┌─ DATASET ROWS

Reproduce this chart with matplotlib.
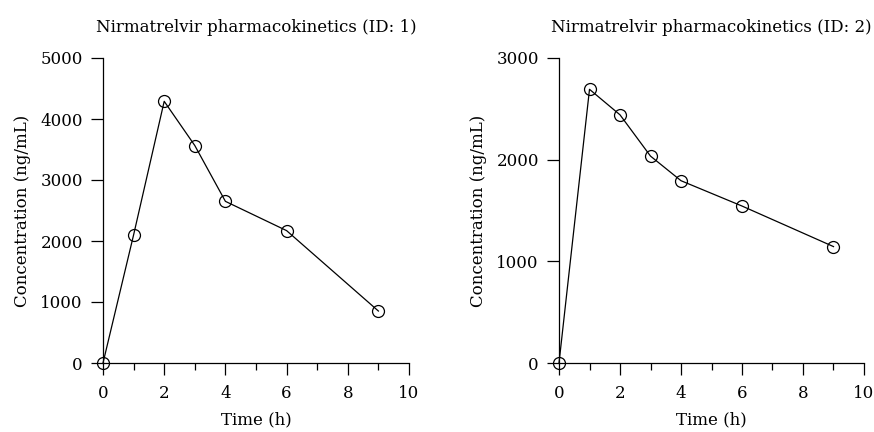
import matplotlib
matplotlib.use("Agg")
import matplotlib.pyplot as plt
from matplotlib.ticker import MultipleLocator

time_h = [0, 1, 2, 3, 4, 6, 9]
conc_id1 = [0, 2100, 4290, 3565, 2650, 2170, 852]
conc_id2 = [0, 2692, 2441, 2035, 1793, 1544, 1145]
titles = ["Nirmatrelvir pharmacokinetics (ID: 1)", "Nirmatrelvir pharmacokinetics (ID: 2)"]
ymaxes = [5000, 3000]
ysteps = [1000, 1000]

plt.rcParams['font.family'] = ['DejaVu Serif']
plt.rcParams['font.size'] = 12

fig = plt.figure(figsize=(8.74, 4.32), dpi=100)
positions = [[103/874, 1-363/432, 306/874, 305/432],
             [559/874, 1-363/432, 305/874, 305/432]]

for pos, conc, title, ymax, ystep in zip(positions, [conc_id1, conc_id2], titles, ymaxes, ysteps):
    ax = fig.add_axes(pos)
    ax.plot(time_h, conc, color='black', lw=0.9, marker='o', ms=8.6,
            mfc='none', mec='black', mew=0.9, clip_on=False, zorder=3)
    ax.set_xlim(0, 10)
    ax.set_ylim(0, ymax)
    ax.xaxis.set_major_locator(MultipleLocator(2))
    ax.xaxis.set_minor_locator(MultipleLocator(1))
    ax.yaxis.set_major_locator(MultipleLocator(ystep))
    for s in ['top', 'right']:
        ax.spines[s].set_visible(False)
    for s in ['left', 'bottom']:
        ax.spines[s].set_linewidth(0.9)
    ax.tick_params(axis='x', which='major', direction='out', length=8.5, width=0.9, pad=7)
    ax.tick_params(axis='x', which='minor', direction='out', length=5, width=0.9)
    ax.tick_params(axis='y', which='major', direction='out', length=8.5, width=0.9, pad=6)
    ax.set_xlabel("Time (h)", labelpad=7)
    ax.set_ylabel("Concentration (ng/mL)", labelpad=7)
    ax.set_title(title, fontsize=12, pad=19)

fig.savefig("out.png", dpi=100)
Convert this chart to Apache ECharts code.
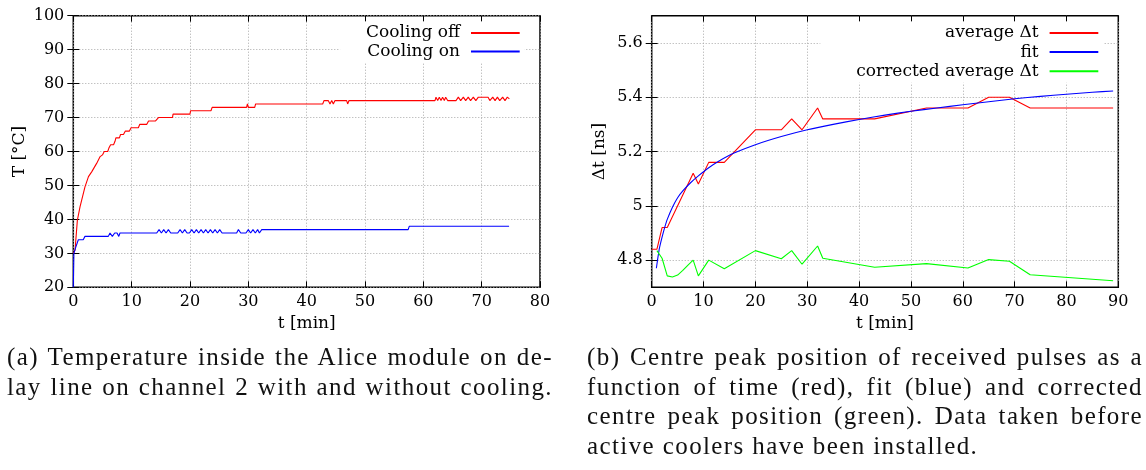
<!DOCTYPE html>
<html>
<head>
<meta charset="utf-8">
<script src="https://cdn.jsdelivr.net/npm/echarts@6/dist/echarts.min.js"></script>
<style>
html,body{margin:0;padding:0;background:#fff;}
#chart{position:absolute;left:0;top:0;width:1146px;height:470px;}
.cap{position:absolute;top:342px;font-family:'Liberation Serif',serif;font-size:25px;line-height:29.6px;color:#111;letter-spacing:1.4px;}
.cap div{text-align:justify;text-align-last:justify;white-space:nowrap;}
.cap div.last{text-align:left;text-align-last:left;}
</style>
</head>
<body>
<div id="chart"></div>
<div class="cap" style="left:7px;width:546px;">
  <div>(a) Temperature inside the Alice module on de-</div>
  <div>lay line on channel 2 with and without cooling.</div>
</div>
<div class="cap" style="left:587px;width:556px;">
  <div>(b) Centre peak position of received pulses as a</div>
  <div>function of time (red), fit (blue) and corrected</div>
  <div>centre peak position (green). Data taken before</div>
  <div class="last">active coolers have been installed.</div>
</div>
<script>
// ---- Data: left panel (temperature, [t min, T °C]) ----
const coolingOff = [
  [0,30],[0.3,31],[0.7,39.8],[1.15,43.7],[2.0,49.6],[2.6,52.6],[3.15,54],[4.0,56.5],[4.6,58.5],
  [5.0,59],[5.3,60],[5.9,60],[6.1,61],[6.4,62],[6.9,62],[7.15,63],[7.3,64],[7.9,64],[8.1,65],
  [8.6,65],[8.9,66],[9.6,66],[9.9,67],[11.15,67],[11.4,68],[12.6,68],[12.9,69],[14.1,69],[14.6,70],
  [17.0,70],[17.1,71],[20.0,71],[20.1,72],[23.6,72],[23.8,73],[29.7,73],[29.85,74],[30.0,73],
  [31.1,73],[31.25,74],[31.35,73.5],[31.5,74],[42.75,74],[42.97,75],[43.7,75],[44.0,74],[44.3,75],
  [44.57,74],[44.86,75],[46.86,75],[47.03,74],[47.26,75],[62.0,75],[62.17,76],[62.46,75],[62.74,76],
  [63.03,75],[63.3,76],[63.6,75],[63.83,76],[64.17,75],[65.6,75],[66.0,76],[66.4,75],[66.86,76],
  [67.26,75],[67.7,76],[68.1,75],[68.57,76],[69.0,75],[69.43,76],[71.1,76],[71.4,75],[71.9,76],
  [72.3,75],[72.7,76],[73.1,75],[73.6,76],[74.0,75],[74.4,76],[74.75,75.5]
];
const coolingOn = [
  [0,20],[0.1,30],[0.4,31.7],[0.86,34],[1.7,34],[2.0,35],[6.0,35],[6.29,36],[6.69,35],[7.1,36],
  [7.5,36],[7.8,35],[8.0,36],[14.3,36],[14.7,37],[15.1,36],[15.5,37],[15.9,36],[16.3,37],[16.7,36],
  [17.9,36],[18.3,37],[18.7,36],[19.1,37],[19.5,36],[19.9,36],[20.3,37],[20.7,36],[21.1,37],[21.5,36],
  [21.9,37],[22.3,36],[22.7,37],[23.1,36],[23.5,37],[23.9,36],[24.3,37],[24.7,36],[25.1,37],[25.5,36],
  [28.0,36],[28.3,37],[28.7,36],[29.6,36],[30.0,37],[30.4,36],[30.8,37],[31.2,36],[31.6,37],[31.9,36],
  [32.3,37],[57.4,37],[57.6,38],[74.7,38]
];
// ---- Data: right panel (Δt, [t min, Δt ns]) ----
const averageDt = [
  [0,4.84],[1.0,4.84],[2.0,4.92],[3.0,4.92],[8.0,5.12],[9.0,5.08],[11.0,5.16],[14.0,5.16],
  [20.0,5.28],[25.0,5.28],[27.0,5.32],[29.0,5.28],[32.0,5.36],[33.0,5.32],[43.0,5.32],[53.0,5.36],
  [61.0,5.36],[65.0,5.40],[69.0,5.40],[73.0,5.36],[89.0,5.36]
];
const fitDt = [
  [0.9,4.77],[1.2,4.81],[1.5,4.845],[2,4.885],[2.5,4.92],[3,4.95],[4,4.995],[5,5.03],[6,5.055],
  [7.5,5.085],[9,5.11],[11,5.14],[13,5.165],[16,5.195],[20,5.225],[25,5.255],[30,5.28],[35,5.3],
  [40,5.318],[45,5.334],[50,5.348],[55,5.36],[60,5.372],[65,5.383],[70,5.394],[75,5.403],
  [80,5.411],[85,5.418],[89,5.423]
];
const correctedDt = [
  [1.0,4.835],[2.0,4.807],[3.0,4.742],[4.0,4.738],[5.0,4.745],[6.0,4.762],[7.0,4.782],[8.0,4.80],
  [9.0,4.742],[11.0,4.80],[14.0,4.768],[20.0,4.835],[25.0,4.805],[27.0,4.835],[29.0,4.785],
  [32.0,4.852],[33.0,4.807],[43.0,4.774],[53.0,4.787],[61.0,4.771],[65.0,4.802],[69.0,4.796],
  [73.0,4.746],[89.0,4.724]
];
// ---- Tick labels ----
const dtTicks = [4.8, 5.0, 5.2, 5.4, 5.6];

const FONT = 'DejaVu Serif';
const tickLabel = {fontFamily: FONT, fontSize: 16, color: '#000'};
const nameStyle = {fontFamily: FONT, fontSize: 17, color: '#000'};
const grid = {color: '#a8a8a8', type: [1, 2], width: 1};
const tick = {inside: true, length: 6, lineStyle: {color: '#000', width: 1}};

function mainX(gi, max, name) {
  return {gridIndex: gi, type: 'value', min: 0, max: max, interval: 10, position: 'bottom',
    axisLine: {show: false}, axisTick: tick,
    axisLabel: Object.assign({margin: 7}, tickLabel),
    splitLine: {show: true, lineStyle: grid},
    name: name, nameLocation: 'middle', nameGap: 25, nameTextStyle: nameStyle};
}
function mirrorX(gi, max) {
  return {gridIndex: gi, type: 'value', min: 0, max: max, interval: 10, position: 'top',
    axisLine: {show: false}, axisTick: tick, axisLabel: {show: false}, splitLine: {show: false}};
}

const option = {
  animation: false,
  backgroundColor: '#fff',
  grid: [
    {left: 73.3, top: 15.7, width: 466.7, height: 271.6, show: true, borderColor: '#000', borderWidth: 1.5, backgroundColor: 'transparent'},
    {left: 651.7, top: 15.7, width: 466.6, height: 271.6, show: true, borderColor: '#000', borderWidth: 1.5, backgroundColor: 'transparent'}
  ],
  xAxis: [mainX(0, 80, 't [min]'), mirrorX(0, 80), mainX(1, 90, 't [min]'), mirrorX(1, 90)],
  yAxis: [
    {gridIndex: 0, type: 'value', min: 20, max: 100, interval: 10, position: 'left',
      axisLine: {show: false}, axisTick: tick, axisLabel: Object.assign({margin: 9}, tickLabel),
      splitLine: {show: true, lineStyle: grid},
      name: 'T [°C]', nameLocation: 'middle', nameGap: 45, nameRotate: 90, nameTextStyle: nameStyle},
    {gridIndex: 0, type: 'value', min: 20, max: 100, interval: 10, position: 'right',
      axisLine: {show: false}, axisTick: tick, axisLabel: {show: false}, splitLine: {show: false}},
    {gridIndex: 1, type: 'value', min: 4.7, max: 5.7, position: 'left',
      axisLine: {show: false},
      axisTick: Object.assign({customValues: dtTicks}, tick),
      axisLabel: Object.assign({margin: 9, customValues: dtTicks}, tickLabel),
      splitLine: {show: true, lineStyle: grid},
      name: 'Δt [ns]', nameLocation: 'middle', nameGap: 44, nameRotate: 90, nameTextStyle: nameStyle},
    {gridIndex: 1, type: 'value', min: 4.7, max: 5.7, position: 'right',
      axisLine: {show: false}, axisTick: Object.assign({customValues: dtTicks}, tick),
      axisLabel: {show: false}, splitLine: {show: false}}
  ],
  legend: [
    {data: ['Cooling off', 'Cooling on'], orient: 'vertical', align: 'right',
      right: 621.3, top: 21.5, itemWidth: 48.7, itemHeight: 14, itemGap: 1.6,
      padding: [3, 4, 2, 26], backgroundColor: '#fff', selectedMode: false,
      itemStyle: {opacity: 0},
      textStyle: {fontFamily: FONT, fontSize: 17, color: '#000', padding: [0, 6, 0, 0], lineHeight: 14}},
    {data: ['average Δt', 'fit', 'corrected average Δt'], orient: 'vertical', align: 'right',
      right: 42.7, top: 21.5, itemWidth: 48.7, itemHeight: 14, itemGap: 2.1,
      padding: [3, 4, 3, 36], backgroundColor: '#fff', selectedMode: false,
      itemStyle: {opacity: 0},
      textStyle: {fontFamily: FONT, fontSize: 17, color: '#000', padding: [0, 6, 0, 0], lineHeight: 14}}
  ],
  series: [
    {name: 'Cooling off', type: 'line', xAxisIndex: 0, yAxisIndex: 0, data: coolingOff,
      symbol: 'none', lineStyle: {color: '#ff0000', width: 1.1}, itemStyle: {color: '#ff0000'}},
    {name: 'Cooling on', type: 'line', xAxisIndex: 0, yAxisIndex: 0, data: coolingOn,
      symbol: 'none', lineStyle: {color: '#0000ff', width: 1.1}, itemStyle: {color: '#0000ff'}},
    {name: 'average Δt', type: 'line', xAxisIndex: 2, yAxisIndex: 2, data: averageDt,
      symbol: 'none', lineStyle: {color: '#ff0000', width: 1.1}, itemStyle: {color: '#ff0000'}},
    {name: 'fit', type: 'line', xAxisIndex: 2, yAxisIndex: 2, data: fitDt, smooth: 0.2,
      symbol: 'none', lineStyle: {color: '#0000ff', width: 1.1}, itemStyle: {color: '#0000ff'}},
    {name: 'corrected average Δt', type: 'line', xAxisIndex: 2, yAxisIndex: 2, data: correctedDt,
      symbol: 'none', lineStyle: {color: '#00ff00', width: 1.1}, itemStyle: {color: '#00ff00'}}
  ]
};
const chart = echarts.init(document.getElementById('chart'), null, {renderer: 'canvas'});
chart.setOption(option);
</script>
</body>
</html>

└─

> _TASK PROMPT_:
Leave out the pictures and restate, word for word, the lines from the top of the data through the line containing "ysteps = [1000, 1000]", both included.

> _REPLY TO THE TASK_:
Reproduce this chart with matplotlib.
import matplotlib
matplotlib.use("Agg")
import matplotlib.pyplot as plt
from matplotlib.ticker import MultipleLocator

time_h = [0, 1, 2, 3, 4, 6, 9]
conc_id1 = [0, 2100, 4290, 3565, 2650, 2170, 852]
conc_id2 = [0, 2692, 2441, 2035, 1793, 1544, 1145]
titles = ["Nirmatrelvir pharmacokinetics (ID: 1)", "Nirmatrelvir pharmacokinetics (ID: 2)"]
ymaxes = [5000, 3000]
ysteps = [1000, 1000]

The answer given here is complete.